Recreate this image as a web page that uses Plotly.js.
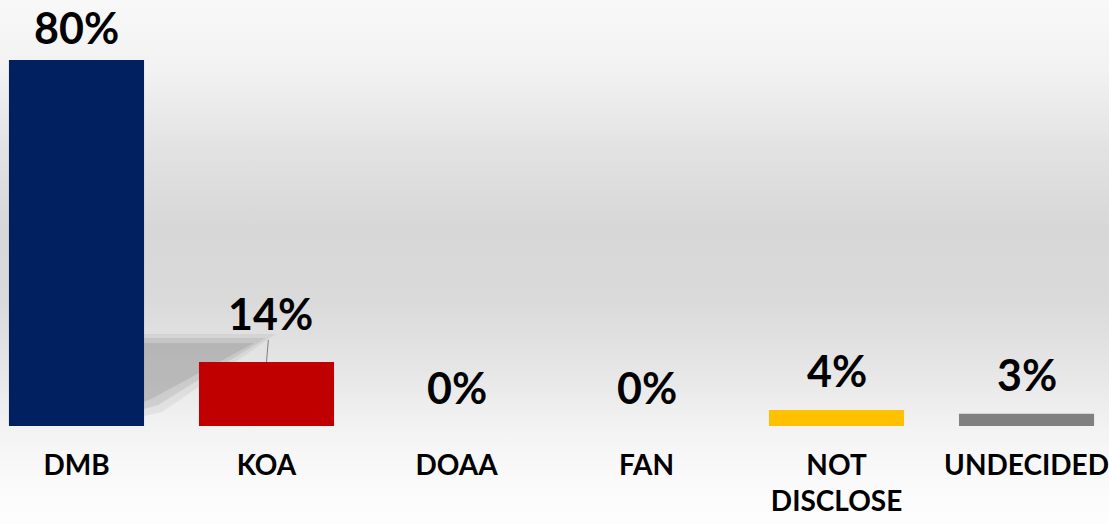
<!DOCTYPE html>
<html>
<head>
<meta charset="utf-8">
<script src="https://cdn.plot.ly/plotly-3.0.1.min.js"></script>
<style>
  html, body { margin: 0; padding: 0; }
  body {
    width: 1109px; height: 524px; overflow: hidden;
    background: linear-gradient(to bottom, #f8f8f8 0px, #f2f2f2 70px, #e2e2e2 150px, #d7d7d7 230px, #dadada 300px, #e6e6e6 370px, #f3f3f3 430px, #fafafa 480px, #fdfdfd 524px);
  }
  #chart { width: 1109px; height: 524px; }
</style>
</head>
<body>
<div id="chart"></div>
<script>
const categories = ["DMB", "KOA", "DOAA", "FAN", "NOT<br>DISCLOSE", "UNDECIDED"];
const values = [80, 14, 0, 0, 3.5, 2.7];
const valueLabels = ["80%", "14%", "0%", "0%", "4%", "3%"];
const barColors = ["#002060", "#C00000", "#A5A5A5", "#5B9BD5", "#FFC000", "#808080"];

const W = 1109, H = 524, MB = 98;
const plotH = H - MB;
const yMax = 93.1;
const pxPerUnit = plotH / yMax;

const labelFont = { family: "Lato, 'Open Sans', sans-serif", size: 43, color: "#000000", weight: 700 };

const annotations = categories.map((c, i) => {
  const isKoa = i === 1;
  const barTop = plotH - values[i] * pxPerUnit;
  return {
    x: c, y: values[i], xref: "x", yref: "y",
    text: "<b>" + valueLabels[i] + "</b>",
    font: labelFont,
    showarrow: isKoa,
    arrowhead: 0, arrowwidth: 1, arrowcolor: "#808080",
    ax: isKoa ? 4 : 0, ay: isKoa ? -48 : 0,
    yanchor: "middle", xanchor: "center",
    borderpad: 0,
    yshift: isKoa ? 0 : Math.min(39, barTop - 28)
  };
});

// decorative drop shadow behind the first bar (pixel polygon -> paper coords)
function shadowPath(pts) {
  return pts.map((p, k) => (k ? "L" : "M") + (p[0] / W).toFixed(4) + "," + ((plotH - p[1]) / plotH).toFixed(4)).join(" ") + " Z";
}
const shadowLayers = [
  { pts: [[144, 334], [276, 334], [162, 412], [144, 416]], c: "rgba(130,130,130,0.12)" },
  { pts: [[144, 338], [266, 338], [158, 405], [144, 409]], c: "rgba(130,130,130,0.18)" },
  { pts: [[144, 343], [254, 343], [153, 398], [144, 402]], c: "rgba(130,130,130,0.24)" }
];
const shapes = shadowLayers.map(s => ({
  type: "path", xref: "paper", yref: "paper", layer: "below",
  path: shadowPath(s.pts), fillcolor: s.c, line: { width: 0 }
}));

const trace = {
  type: "bar",
  x: categories,
  y: values,
  marker: { color: barColors, line: { width: 0 } },
  hoverinfo: "skip"
};

const layout = {
  width: W, height: H,
  margin: { l: 0, r: 0, t: 0, b: MB, pad: 0 },
  paper_bgcolor: "rgba(0,0,0,0)",
  plot_bgcolor: "rgba(0,0,0,0)",
  showlegend: false,
  bargap: 0.289,
  xaxis: {
    type: "category",
    range: [-0.4026, 5.434],
    showgrid: false, zeroline: false, showline: false,
    ticks: "", ticklabelstandoff: 20,
    tickfont: { family: "Lato, 'Open Sans', sans-serif", size: 28, color: "#000000", weight: 700 },
    fixedrange: true
  },
  yaxis: {
    range: [0, yMax],
    showgrid: false, zeroline: false, showline: false,
    showticklabels: false, ticks: "",
    fixedrange: true
  },
  shapes: shapes,
  annotations: annotations
};

Plotly.newPlot("chart", [trace], layout, { staticPlot: true, displayModeBar: false });
</script>
</body>
</html>
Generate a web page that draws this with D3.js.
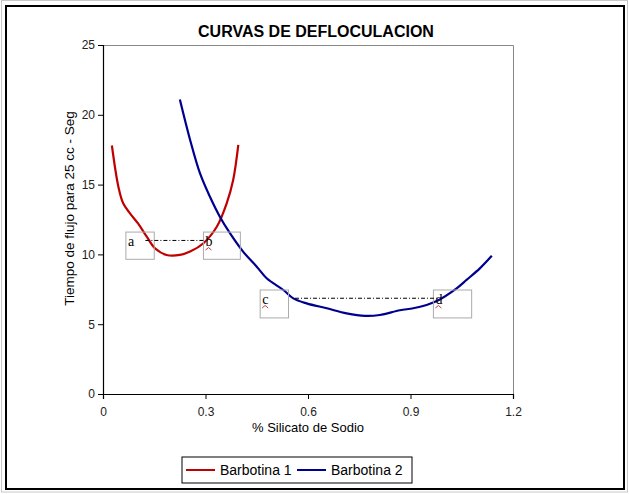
<!DOCTYPE html>
<html>
<head>
<meta charset="utf-8">
<script src="https://cdn.jsdelivr.net/npm/d3@7"></script>
<style>
  body { margin: 0; background: #fff; }
  svg { display: block; font-family: "Liberation Sans", Arial, sans-serif; }
</style>
</head>
<body>
<div id="chart"></div>
<script>
// Barbotina 1 (red) — % silicato vs tiempo de flujo
var b1X = [0.026, 0.045, 0.059, 0.079, 0.103, 0.128, 0.152, 0.186, 0.225, 0.255, 0.294, 0.333, 0.362, 0.381, 0.396];
var b1Y = [17.8, 14.85, 13.66, 12.94, 12.2, 11.27, 10.44, 9.96, 9.96, 10.2, 10.8, 11.98, 13.66, 15.33, 17.84];

// Barbotina 2 (blue)
var b2X = [0.225, 0.255, 0.284, 0.313, 0.342, 0.372, 0.41, 0.45, 0.479, 0.528, 0.557, 0.596, 0.655, 0.713, 0.767, 0.81, 0.869, 0.908, 0.947, 0.977, 1.035, 1.064, 1.103, 1.138];
var b2Y = [21.1, 18.2, 15.8, 14.13, 12.7, 11.5, 10.2, 9.12, 8.29, 7.45, 6.85, 6.49, 6.14, 5.78, 5.6, 5.66, 6.0, 6.14, 6.38, 6.66, 7.57, 8.17, 9.0, 9.9];

var seriesNames = ["Barbotina 1", "Barbotina 2"];
var seriesColors = ["#c00000", "#000090"];

var xTicks = [0, 0.3, 0.6, 0.9, 1.2];
var yTicks = [0, 5, 10, 15, 20, 25];

// annotation boxes: letter, x0, x1, yTop, yBottom (data units)
var boxLabels = ["a", "b", "c", "d"];
var boxX0 = [0.067, 0.294, 0.460, 0.967];
var boxX1 = [0.150, 0.402, 0.543, 1.079];
var boxYTop = [11.6, 11.6, 7.45, 7.45];
var boxYBot = [9.65, 9.65, 5.45, 5.45];

// dash-dot connectors
var linkX0 = [0.124, 0.562];
var linkX1 = [0.299, 0.977];
var linkY = [11.0, 6.86];

var W = 629, H = 494;
var margin = { top: 45, right: 116, bottom: 100, left: 103 };
var w = W - margin.left - margin.right;
var h = H - margin.top - margin.bottom;

var root = d3.select("#chart").append("svg").attr("width", W).attr("height", H);

// window edge and chart frame
root.append("rect").attr("x", 1.5).attr("y", 0.5).attr("width", 626).attr("height", 491.5)
    .attr("fill", "none").attr("stroke", "#c8c8c8");
root.append("rect").attr("x", 6).attr("y", 6).attr("width", 618).attr("height", 483)
    .attr("fill", "none").attr("stroke", "#000").attr("stroke-width", 2);

root.append("text").attr("x", 316).attr("y", 37).attr("text-anchor", "middle")
    .attr("font-size", "16px").attr("font-weight", "bold").text("CURVAS DE DEFLOCULACION");

var svg = root.append("g").attr("transform", "translate(" + margin.left + "," + margin.top + ")");

var x = d3.scaleLinear().domain([0, 1.2]).range([0, w]);
var y = d3.scaleLinear().domain([0, 25]).range([h, 0]);

// plot area top/right edges
svg.append("path").attr("d", "M0,0.5H" + (w + 0.5) + "V" + h)
    .attr("fill", "none").attr("stroke", "#888");

var xAxis = svg.append("g").attr("transform", "translate(0," + h + ")")
    .call(d3.axisBottom(x).tickValues(xTicks).tickSize(5).tickPadding(8)
        .tickFormat(function (d) { return d === 0 ? "0" : String(d); }));
var yAxis = svg.append("g")
    .call(d3.axisLeft(y).tickValues(yTicks).tickSize(5).tickPadding(3));
[xAxis, yAxis].forEach(function (a) {
    a.select(".domain").attr("stroke", "#000").attr("stroke-width", 1.2);
    a.selectAll(".tick line").attr("stroke", "#000");
    a.selectAll("text").attr("font-size", "12px").attr("fill", "#222")
        .attr("font-family", "Liberation Sans, Arial, sans-serif");
});

svg.append("text").attr("x", x(0.6)).attr("y", h + 38).attr("text-anchor", "middle")
    .attr("font-size", "13px").text("% Silicato de Sodio");
svg.append("text").attr("transform", "translate(-29," + (h / 2 - 11) + ") rotate(-90)")
    .attr("text-anchor", "middle").attr("font-size", "13.5px").text("Tiempo de flujo para 25 cc  - Seg");

var line = d3.line()
    .x(function (d) { return x(d[0]); })
    .y(function (d) { return y(d[1]); })
    .curve(d3.curveCatmullRom);

var data = [d3.zip(b1X, b1Y), d3.zip(b2X, b2Y)];
svg.selectAll(".series").data(data).enter().append("path")
    .attr("class", "series")
    .attr("d", line)
    .attr("fill", "none")
    .attr("stroke", function (d, i) { return seriesColors[i]; })
    .attr("stroke-width", 2.2);

// annotation boxes
boxLabels.forEach(function (lab, i) {
    svg.append("rect")
        .attr("x", x(boxX0[i])).attr("y", y(boxYTop[i]))
        .attr("width", x(boxX1[i]) - x(boxX0[i]))
        .attr("height", y(boxYBot[i]) - y(boxYTop[i]))
        .attr("fill", "none").attr("stroke", "#aaa");
    var tx = x(boxX0[i]) + 2, ty = y(boxYTop[i]) + 14;
    svg.append("text").attr("x", tx).attr("y", ty)
        .attr("font-family", "Liberation Serif, Times New Roman, serif")
        .attr("font-size", "14px").text(lab);
    if (i > 0) {
        svg.append("path")
            .attr("d", "M" + (tx) + "," + (ty + 4) + "l3,-2.5l3,2.5")
            .attr("fill", "none").attr("stroke", "#c00000").attr("stroke-width", 0.8);
    }
});

linkY.forEach(function (v, i) {
    svg.append("line")
        .attr("x1", x(linkX0[i])).attr("x2", x(linkX1[i]))
        .attr("y1", y(v)).attr("y2", y(v))
        .attr("stroke", "#000").attr("stroke-dasharray", "4,2,1,2");
});

// legend
var lg = root.append("g").attr("transform", "translate(182,457)");
lg.append("rect").attr("width", 230).attr("height", 26)
    .attr("fill", "#fff").attr("stroke", "#000");
var lgX = [4, 115];
seriesNames.forEach(function (n, i) {
    lg.append("line").attr("x1", lgX[i]).attr("x2", lgX[i] + 29)
        .attr("y1", 13).attr("y2", 13)
        .attr("stroke", seriesColors[i]).attr("stroke-width", 2);
    lg.append("text").attr("x", lgX[i] + 34).attr("y", 18)
        .attr("font-size", "14px").text(n);
});
</script>
</body>
</html>
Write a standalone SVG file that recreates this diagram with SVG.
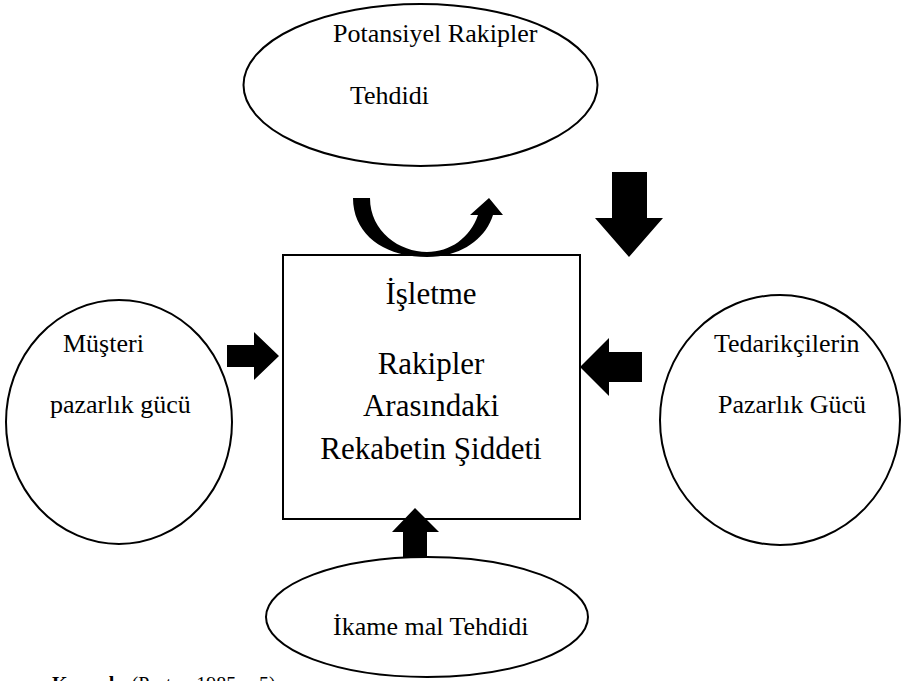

INSTRUCTIONS FOR THE TASK
Pictures stay out: repeat exactly only the lines from the one with "Generate a web" through the one with "var yTicks = [0, 5, 10, 15, 20, 25];".

SOLUTION FOR THIS EXERCISE
Generate a web page that draws this with D3.js.
<!DOCTYPE html>
<html>
<head>
<meta charset="utf-8">
<script src="https://cdn.jsdelivr.net/npm/d3@7"></script>
<style>
  body { margin: 0; background: #fff; }
  svg { display: block; font-family: "Liberation Sans", Arial, sans-serif; }
</style>
</head>
<body>
<div id="chart"></div>
<script>
// Barbotina 1 (red) — % silicato vs tiempo de flujo
var b1X = [0.026, 0.045, 0.059, 0.079, 0.103, 0.128, 0.152, 0.186, 0.225, 0.255, 0.294, 0.333, 0.362, 0.381, 0.396];
var b1Y = [17.8, 14.85, 13.66, 12.94, 12.2, 11.27, 10.44, 9.96, 9.96, 10.2, 10.8, 11.98, 13.66, 15.33, 17.84];

// Barbotina 2 (blue)
var b2X = [0.225, 0.255, 0.284, 0.313, 0.342, 0.372, 0.41, 0.45, 0.479, 0.528, 0.557, 0.596, 0.655, 0.713, 0.767, 0.81, 0.869, 0.908, 0.947, 0.977, 1.035, 1.064, 1.103, 1.138];
var b2Y = [21.1, 18.2, 15.8, 14.13, 12.7, 11.5, 10.2, 9.12, 8.29, 7.45, 6.85, 6.49, 6.14, 5.78, 5.6, 5.66, 6.0, 6.14, 6.38, 6.66, 7.57, 8.17, 9.0, 9.9];

var seriesNames = ["Barbotina 1", "Barbotina 2"];
var seriesColors = ["#c00000", "#000090"];

var xTicks = [0, 0.3, 0.6, 0.9, 1.2];
var yTicks = [0, 5, 10, 15, 20, 25];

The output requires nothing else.